Alessandro Florenzi

(Gazzetta dello Sport – M. Cecchini/D. Stoppini) In fondo c’è sempre un filo che ci lega al dolore del passato e alla speranza del futuro. Ulisse l’Eroe partiva e soffriva, Penelope la (presunta) Debole restava e attendeva. Alla fine, se ci pensate, hanno vinto (e perso) entrambi. Per questo probabilmente Alessandro Florenzi è stato in qualche modo profetico quando, nei giorni del tormento, ha chiamato sua figlia proprio Penelope. C’era una pazienza da imparare, un tempo dilatato in cui immergere desideri e timori: chi meglio di una bambina alla scoperta del mondo e una moglie innamorata (Ilenia) avrebbero potuto occuparsi di questa sorta di didattica sentimentale? Adesso Alessandro è tornato e dice grazie a tutti. Al destino che gli ha ridato un posto da titolare a due anni esatti dallo straordinario gol al Barcellona (16 settembre 2015); ai 99 palloni giocati nella prima partita di due giorni fa contro il Verona – nessuno più di lui – che gli ricordano come si possa sempre fare un pizzico meglio; persino a Valoti che, andando lungo disteso sulla sua finta, ha impreziosito l’assist del secondo gol giallorosso.

IL BUIO Tutto bello, quindi? Solo ora, quando il tunnel è finito. Il 26 ottobre 2016 – quando il centro Italia tremava per il terremoto e lui per la paura causata dall’infortunio al ginocchio – e il 14 febbraio, quando la ricaduta faceva ripartire tutto da zero, lo stato d’animo di Florenzi era completamente diverso. «I primi momenti non ne potevo più del calcio – ha raccontato –, guardavo solo la partita della Roma allo stadio e poi c’era il buio. Mi dava fastidio, era difficile vedere altri match. Il periodo dell’infortunio, però, l’ho usato per me, nella mia testa, per rendermi ancora più uomo rispetto a quello che ero, mi ha reso più consapevole che serve del lavoro per andare avanti. Sono cresciuto come uomo, ma anche come calciatore, perché stando fuori vedi tante cose». Le cose che contano, però, sono altre, e Alessandro lo sa. «Tutto questo va messo in secondo piano, nel senso che se non avessi avuto gli affetti vicino, non sarei riuscito a fare questo. Senza mia moglie e mia figlia non sarei riuscito assolutamente a fare tutto quello che ho fatto. Mi hanno aiutato dal primo all’ultimo giorno, mentre nel mondo del calcio chi mi ha aiutato di più è stato Daniele De Rossi».

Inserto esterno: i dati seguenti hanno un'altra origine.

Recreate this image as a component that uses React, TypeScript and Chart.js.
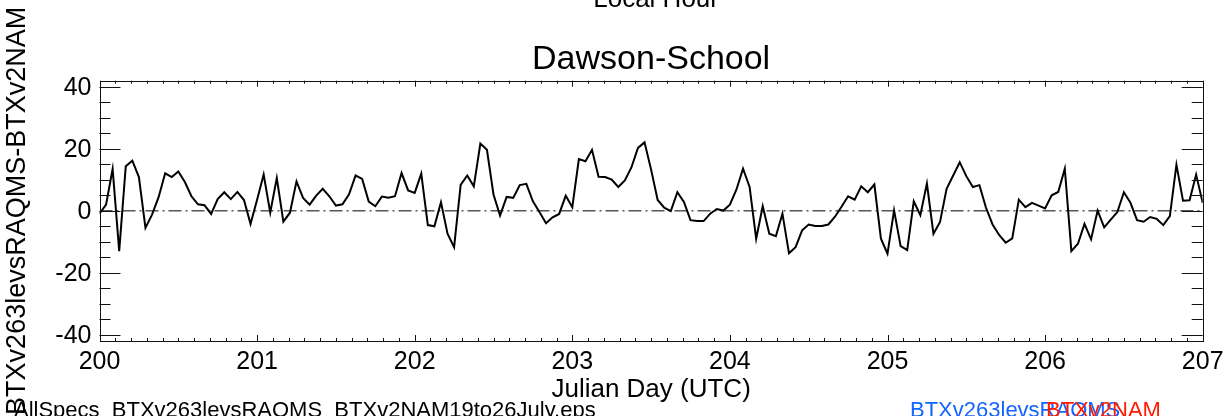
import { useEffect, useRef } from 'react';
import { Chart, registerables } from 'chart.js';

Chart.register(...registerables);

// ---- data ----
const startDay = 200;
const endDay = 207;
const samplesPerDay = 24; // hourly samples
const diffValues: number[] = [
  -0.9, 2.0, 13.5, -13.0, 14.4, 16.2, 10.9, -5.5, -1.2, 4.4, 12.1, 10.9,
  12.7, 9.3, 4.7, 2.1, 1.8, -1.0, 3.8, 6.0, 3.8, 6.1, 3.5, -4.2,
  3.6, 11.7, -0.6, 10.6, -3.5, -0.6, 9.5, 4.2, 2.0, 4.9, 7.1, 4.7,
  1.7, 2.1, 5.3, 11.4, 10.3, 3.0, 1.5, 4.6, 4.2, 4.7, 12.2, 6.6,
  5.8, 12.0, -4.6, -5.0, 2.8, -7.4, -11.7, 8.4, 11.4, 7.9, 21.7, 19.7,
  5.3, -1.5, 4.5, 4.2, 8.3, 8.7, 3.1, -0.4, -4.0, -2.1, -1.0, 4.9,
  1.2, 16.7, 16.0, 19.7, 11.0, 10.9, 10.1, 7.7, 9.8, 14.0, 20.3, 22.1,
  13.3, 3.5, 1.0, -0.1, 6.0, 2.9, -3.0, -3.3, -3.3, -0.9, 0.6, 0.1,
  2.0, 6.9, 13.6, 7.7, -9.0, 1.5, -7.4, -8.2, -0.9, -13.7, -11.7, -6.3,
  -4.4, -4.9, -4.9, -4.4, -1.9, 1.3, 4.7, 3.6, 7.9, 6.0, 8.5, -9.0,
  -13.8, 0.2, -11.4, -12.7, 3.1, -1.4, 8.8, -7.4, -3.6, 7.1, 11.4, 15.7,
  11.2, 7.7, 8.3, 1.0, -4.4, -7.8, -10.3, -8.9, 3.6, 1.2, 2.6, 1.7,
  0.8, 5.0, 6.1, 13.6, -13.0, -10.6, -4.2, -9.2, 0.1, -5.3, -2.8, -0.4,
  6.0, 2.6, -3.0, -3.5, -2.0, -2.6, -4.6, -1.7, 14.9, 3.3, 3.4, 11.7,
  2.6,
];
const zeroLineX = [200, 207];
const zeroLineY = [0, 0];
const xTickDays = [200, 201, 202, 203, 204, 205, 206, 207];
const yTickValues = [-40, -20, 0, 20, 40];
const yMin = -42;
const yMax = 42;
const xMinorStep = 0.1;
const yMinorStep = 5;

const topText = 'Local Hour';
const titleText = 'Dawson-School';
const xAxisTitle = 'Julian Day (UTC)';
const yAxisTitle = 'BTXv263levsRAQMS-BTXv2NAM';
const fileText = 'AllSpecs_BTXv263levsRAQMS_BTXv2NAM19to26July.eps';
const legendBlue = 'BTXv263levsRAQMS';
const legendRed = 'BTXv2NAM';

const FONT = '"Liberation Sans", Arial, Helvetica, sans-serif';

const decorPlugin = {
  id: 'idlDecor',
  afterDraw(chart: any) {
    const { ctx, chartArea } = chart;
    const xs = chart.scales.x;
    const ys = chart.scales.y;
    const { left, right, top, bottom } = chartArea;
    ctx.save();
    ctx.strokeStyle = '#111';
    ctx.lineWidth = 1;
    // frame
    ctx.strokeRect(Math.round(left) + 0.5, Math.round(top) + 0.5, Math.round(right - left), Math.round(bottom - top));

    // x ticks (top and bottom, inward)
    ctx.beginPath();
    const nX = Math.round((endDay - startDay) / xMinorStep);
    for (let i = 0; i <= nX; i++) {
      const v = startDay + i * xMinorStep;
      const major = i % 10 === 0;
      const len = major ? 6 : 3;
      const px = Math.round(xs.getPixelForValue(v)) + 0.5;
      ctx.moveTo(px, bottom);
      ctx.lineTo(px, bottom - len);
      ctx.moveTo(px, top);
      ctx.lineTo(px, top + len);
    }
    // y ticks (left and right, inward)
    for (let v = -40; v <= 40; v += yMinorStep) {
      const major = v % 20 === 0;
      const len = major ? 21 : 11;
      const py = Math.round(ys.getPixelForValue(v)) + 0.5;
      ctx.moveTo(left, py);
      ctx.lineTo(left + len, py);
      ctx.moveTo(right, py);
      ctx.lineTo(right - len, py);
    }
    ctx.stroke();

    ctx.fillStyle = '#000';
    // y tick labels
    ctx.font = `25px ${FONT}`;
    ctx.textAlign = 'right';
    ctx.textBaseline = 'middle';
    yTickValues.forEach((v) => {
      ctx.fillText(String(v), left - 8, ys.getPixelForValue(v) + 1);
    });
    // x tick labels
    ctx.textAlign = 'center';
    ctx.textBaseline = 'alphabetic';
    xTickDays.forEach((d) => {
      ctx.fillText(String(d), xs.getPixelForValue(d), bottom + 28);
    });

    const cx = (left + right) / 2;
    // title
    ctx.font = `34px ${FONT}`;
    ctx.fillText(titleText, cx, 69);
    // top cut text
    ctx.font = `26px ${FONT}`;
    ctx.fillText(topText, cx + 5, 7);
    // x axis title
    ctx.font = `26px ${FONT}`;
    ctx.fillText(xAxisTitle, cx, 397);

    // y axis title
    ctx.save();
    ctx.translate(25, (top + bottom) / 2);
    ctx.rotate(-Math.PI / 2);
    ctx.font = `27px ${FONT}`;
    ctx.textAlign = 'center';
    ctx.fillText(yAxisTitle, 0, 0);
    ctx.restore();

    // bottom texts
    ctx.font = `22px ${FONT}`;
    ctx.textAlign = 'left';
    ctx.fillText(fileText, 14, 417);
    ctx.fillStyle = '#1464ff';
    ctx.fillText(legendBlue, 910, 417);
    ctx.fillStyle = '#ff1a00';
    ctx.fillText(legendRed, 1046, 417);
    ctx.restore();
  },
};

export default function App() {
  const canvasRef = useRef<HTMLCanvasElement | null>(null);

  useEffect(() => {
    if (!canvasRef.current) return;
    const points = diffValues.map((v, i) => ({ x: startDay + i / samplesPerDay, y: v }));
    const zero = zeroLineX.map((x, i) => ({ x, y: zeroLineY[i] }));
    const chart = new Chart(canvasRef.current, {
      type: 'line',
      data: {
        datasets: [
          {
            data: zero,
            borderColor: '#000',
            borderWidth: 1,
            borderDash: [13, 4, 2, 4],
            pointRadius: 0,
            fill: false,
          },
          {
            data: points,
            borderColor: '#000',
            borderWidth: 2,
            pointRadius: 0,
            tension: 0,
            fill: false,
          },
        ],
      },
      options: {
        animation: false,
        responsive: false,
        maintainAspectRatio: false,
        layout: { padding: { left: 99.5, right: 24.3, top: 80.7, bottom: 75 } },
        plugins: { legend: { display: false }, tooltip: { enabled: false }, title: { display: false } },
        scales: {
          x: { type: 'linear', min: startDay, max: endDay, display: false },
          y: { type: 'linear', min: yMin, max: yMax, display: false },
        },
      },
      plugins: [decorPlugin],
    });
    return () => chart.destroy();
  }, []);

  return (
    <div style={{ position: 'fixed', left: 0, top: 0, width: 1227, height: 416, background: '#fff' }}>
      <canvas ref={canvasRef} width={1227} height={416} style={{ width: 1227, height: 416, display: 'block' }} />
    </div>
  );
}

OBIETTIVO ITALIA Adesso che il filo di Penelope è tornato a ricongiungersi col passato, oltre alla Roma c’è la Nazionale che lo attende, anche perché il milanista Conti sarà fuori a lungo per infortunio. «Gli mando un grosso abbraccio – ha detto Alessandro – . Questo è solo un ostacolo verso la carriera fantastica che avrà da calciatore. Certo, ora uno degli obiettivi che ho è il ritorno in azzurro, ma questo passerà dalle mie prestazioni con la Roma. Abbiamo la possibilità di stare in alto, ma dobbiamo pensare che ogni partita sia una finale: il gruppo è solido, i giocatori sono bravi, quindi non dobbiamo porci limiti». Come dire, grazie a Penelope, Ulisse è tornato a casa, e vuole ricominciare a regnare.